Are there opportunities to increase property value through upgrades or rezoning?
Long-term value creates stability in your portfolio and opens the door for refinancing, selling at a profit, or leveraging equity to expand your investments.
Maximize Rental Property Profit with Envy Property Management
Choosing the most profitable rental properties in Salt Lake City demands strategy, local knowledge, and smart decision-making. From identifying high-performing neighborhoods to evaluating ROI and managing tenant relations, each step plays a role in maximizing your success.
At Envy Property Management, we specialize in helping investors like you identify, manage, and grow their rental portfolios across Northern Utah. Our expert team provides property management services that streamline operations, reduce stress, and help you achieve consistent returns from your investments.
Ready to unlock the full potential of your Salt Lake City rental properties? Contact us today to learn how we can help you find and manage the most profitable investments in the region.
FAQs: Choosing Profitable Rental Properties in Salt Lake City
1. What types of rental properties are most profitable in Salt Lake City?

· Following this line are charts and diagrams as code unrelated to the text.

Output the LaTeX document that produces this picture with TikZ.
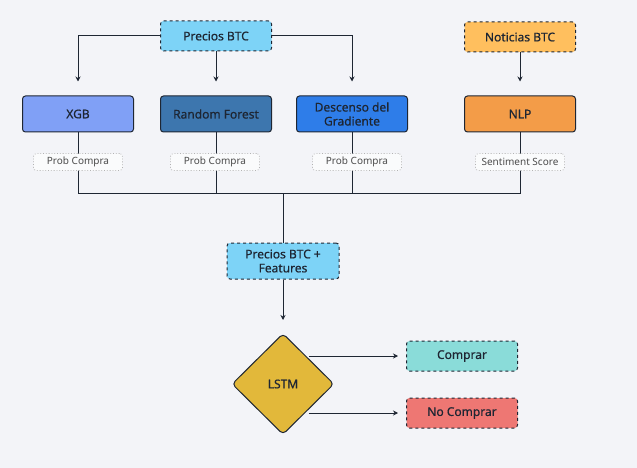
\documentclass[tikz,border=0pt]{standalone}
\usepackage{fontspec}
\setmainfont{Noto Sans}
\newfontfamily\medfont{Noto Sans}[FakeBold=0.6]
\usetikzlibrary{arrows.meta, shapes.geometric}
\definecolor{bgcol}{HTML}{F3F4F8}
\definecolor{inkcol}{HTML}{1E2633}
\definecolor{btccol}{HTML}{7DD3F7}
\definecolor{newscol}{HTML}{FFBF5E}
\definecolor{xgbcol}{HTML}{80A0F6}
\definecolor{rfcol}{HTML}{3D76AE}
\definecolor{gdcol}{HTML}{2E7DE9}
\definecolor{nlpcol}{HTML}{F39C48}
\definecolor{lstmcol}{HTML}{E2B83A}
\definecolor{buycol}{HTML}{8ADCD9}
\definecolor{nobuycol}{HTML}{EE7773}

\begin{document}
\begin{tikzpicture}[x=1pt, y=-1pt,
    model/.style={draw=inkcol, line width=1pt, rounded corners=3pt, minimum width=111pt, minimum height=36pt, align=center, text=inkcol, font=\medfont\fontsize{12}{14}\selectfont},
    data/.style={model, dashed, minimum height=30pt},
    tag/.style={draw=black!30, line width=0.8pt, dotted, fill=white!60!bgcol, rounded corners=3pt, minimum width=89pt, minimum height=17pt, text=black!70, font=\fontsize{10}{11}\selectfont},
    link/.style={draw=inkcol, line width=1pt},
    arr/.style={link, -{Stealth[length=5pt, width=5pt]}}
  ]
      \fill[bgcol] (0,0) rectangle (637,468);
      % Inputs
      \node[data, fill=btccol] (P) at (216,36) {Precios BTC};
      \node[data, fill=newscol] (N) at (520,37) {Noticias BTC};
      % Models
      \node[model, fill=xgbcol] (X) at (78,114) {XGB};
      \node[model, fill=rfcol] (RF) at (216,114) {Random Forest};
      \node[model, fill=gdcol] (GD) at (352,114) {Descenso del\\Gradiente};
      \node[model, fill=nlpcol] (NLP) at (520,114) {NLP};
      % Input arrows
      \draw[arr, shorten >=14pt] (P.west) -| (X.north);
      \draw[arr, shorten >=14pt] (P.south) -- (RF.north);
      \draw[arr, shorten >=14pt] (P.east) -| (GD.north);
      \draw[arr, shorten >=14pt] (N.south) -- (NLP.north);
      % Merge
      \coordinate (bus) at (283,193);
      \node[data, fill=btccol, minimum width=112pt, minimum height=36pt] (F) at (283,261) {Precios BTC +\\Features};
      \draw[link] (X.south) |- (bus);
      \draw[link] (RF.south) |- (bus);
      \draw[link] (GD.south) |- (bus);
      \draw[link] (NLP.south) |- (bus);
      \draw[link] (bus) -- (F.north);
      % Outputs of the models
      \node[tag] (t1) at (78,162) {Prob Compra};
      \node[tag] (t2) at (215,162) {Prob Compra};
      \node[tag] (t3) at (357,162) {Prob Compra};
      \node[tag] (t4) at (520,162) {Sentiment Score};
      % Decision
      \node[diamond, draw=inkcol, line width=1pt, fill=lstmcol, rounded corners=4pt, minimum width=102pt, minimum height=101pt, inner sep=0pt, text=inkcol, font=\medfont\fontsize{12}{14}\selectfont] (L) at (283,384) {LSTM};
      \node[data, fill=buycol] (C) at (462,356) {Comprar};
      \node[data, fill=nobuycol] (NC) at (462,413) {No Comprar};
      \draw[arr, shorten >=13pt] (F.south) -- (L.north);
      \draw[arr, shorten >=8pt] (L.north east |- C.west) -- (C.west);
      \draw[arr, shorten >=8pt] (L.south east |- NC.west) -- (NC.west);
    \end{tikzpicture}
\end{document}
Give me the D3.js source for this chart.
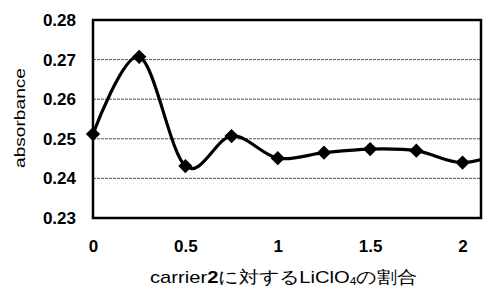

Single-family homes, small multifamily units (2–4 units), and mid-sized apartment buildings tend to be the most profitable. Demand is high in areas near tech hubs, universities, and public transit. Newer properties or those recently renovated with updated features often command higher rent and attract long-term tenants.
2. How can I estimate potential rental income before purchasing a property?
Research comparable rental listings in the neighborhood, evaluate vacancy rates, and consult a local property manager for market insights. Use tools like rental calculators to estimate gross income and subtract projected expenses (mortgage, taxes, insurance, maintenance) to assess cash flow.
3. Should I consider neighborhoods with lower purchase prices?
Yes, areas with lower purchase prices can offer stronger returns, especially if they’re in the early stages of development or revitalization. However, consider long-term growth, tenant demand, crime rates, and maintenance costs. Balance affordability with potential for property value appreciation.